Chanson douce apparaît
sur la liste du Goncourt et sur celle du Renaudot. La lectrice s’interroge. Car
enfin, ce roman n’est pas écrit, même s’il tente de raconter quelque chose. Il n’est pas
écrit dans le sens où la narration, au présent ou au passé composé, n’offre
aucune prise à la métaphore, à l’interprétation décalée, à l’empathie ou à la
détestation. La trame n’est même pas une mécanique huilée. Ce que raconte le
roman, finalement, s’appuie sur une psychologie détournée, et salement
détournée. La nounou est frapadingue, quelques pauvres indices sont semés ici
ou là – obsession du ménage, col Claudine considéré comme le summum de la tenue
chic, éducation ratée de sa propre progéniture, etc., clichés clichés clichés.

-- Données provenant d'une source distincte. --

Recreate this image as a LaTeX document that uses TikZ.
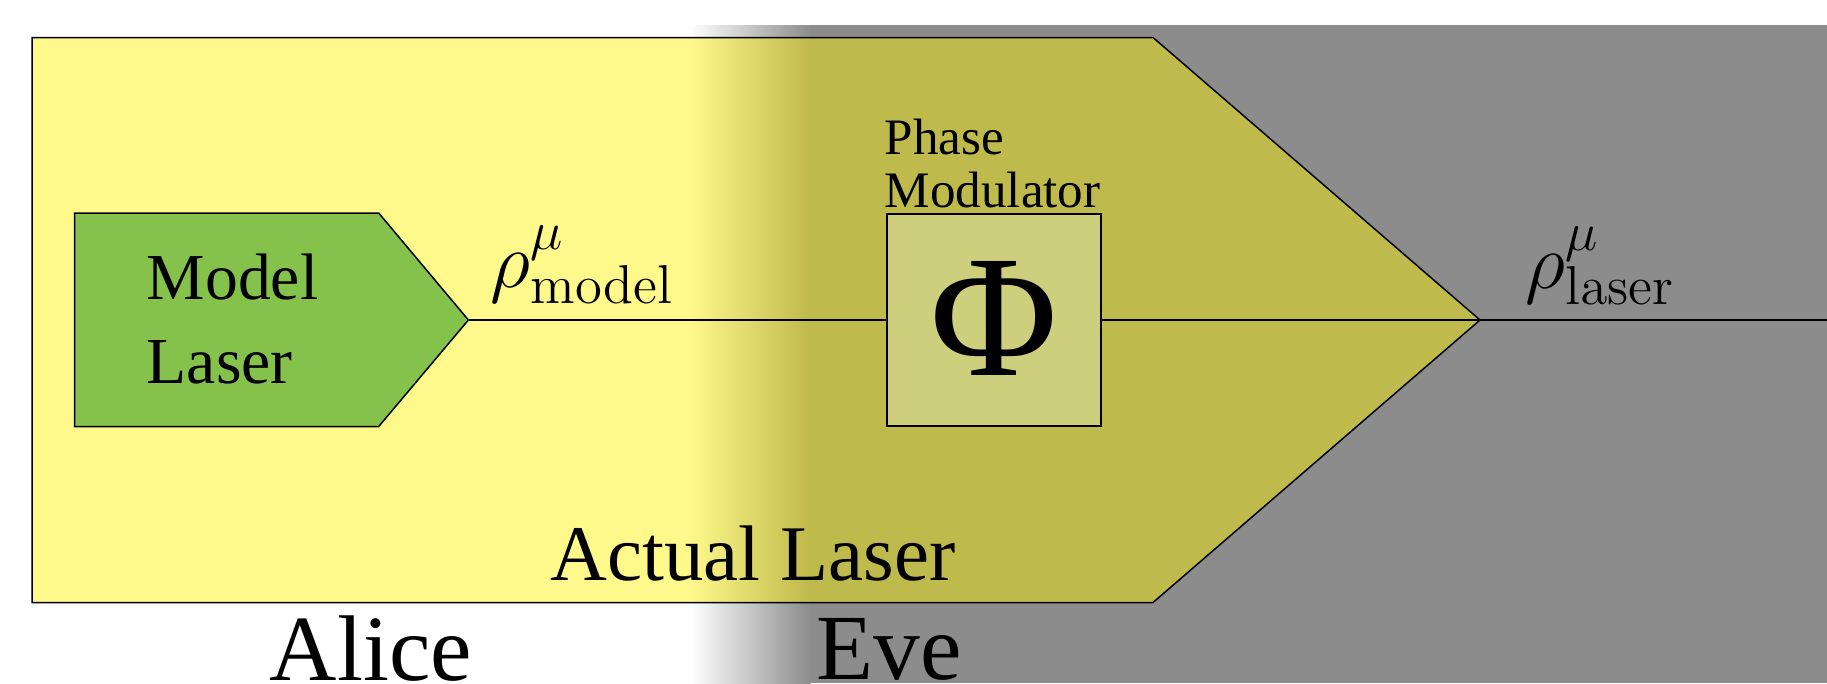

La nounou, donc, est folle. OK. Mais l’histoire se tord méchamment avec la
figure de la mère de famille, celle qui confie ses enfants à cette folle
furieuse. La mère a décidé de saisir l’occasion aux cheveux, elle qui avait
fait des études de droit pour tout abandonner et élever ses enfants. La voilà
embauchée dans un cabinet d’avocats. Et bien contente d’avoir déniché cette
perle de nounou. Qui va tuer ses enfants.
Ce roman, que veut-il
dire ? Qu’il faut rester au foyer et élever soi-même ses enfants ? Qu’il
faut assumer sa vie de femme active et renoncer à procréer, parce qu’on ne sait
jamais à qui l’on va confier la chair de sa chair ? Qu’un intérieur
nickel, même briqué par une psychopathe en puissance, est le gage d’un foyer
préservé et serein ? On peine à comprendre. Sans compter que le rôle du
père est escamoté, petit fantoche, singulièrement épargné par le texte.
Chanson douce ressemble à
une offensive marketing sous couvert de rentrée littéraire. A qui s’adresse ce
roman ? Sans doute aux lectrices CSP+, femmes actives et mères débordées,
qui rêvent de la nounou idéale, et à qui l’on promet ici un châtiment terrible. La
rentrée littéraire 2016 de Gallimard est somptueuse : pour ne citer que trois
titres : L’Insouciance de Karine
Tuil, Crue de Philippe Forest, Livre pour adultes de Benoît Duteurtre. Chanson douce, jouant maladroitement
avec les codes attendus de l’horreur et de la psychologie de comptoir, apparaît
comme un roman évitable.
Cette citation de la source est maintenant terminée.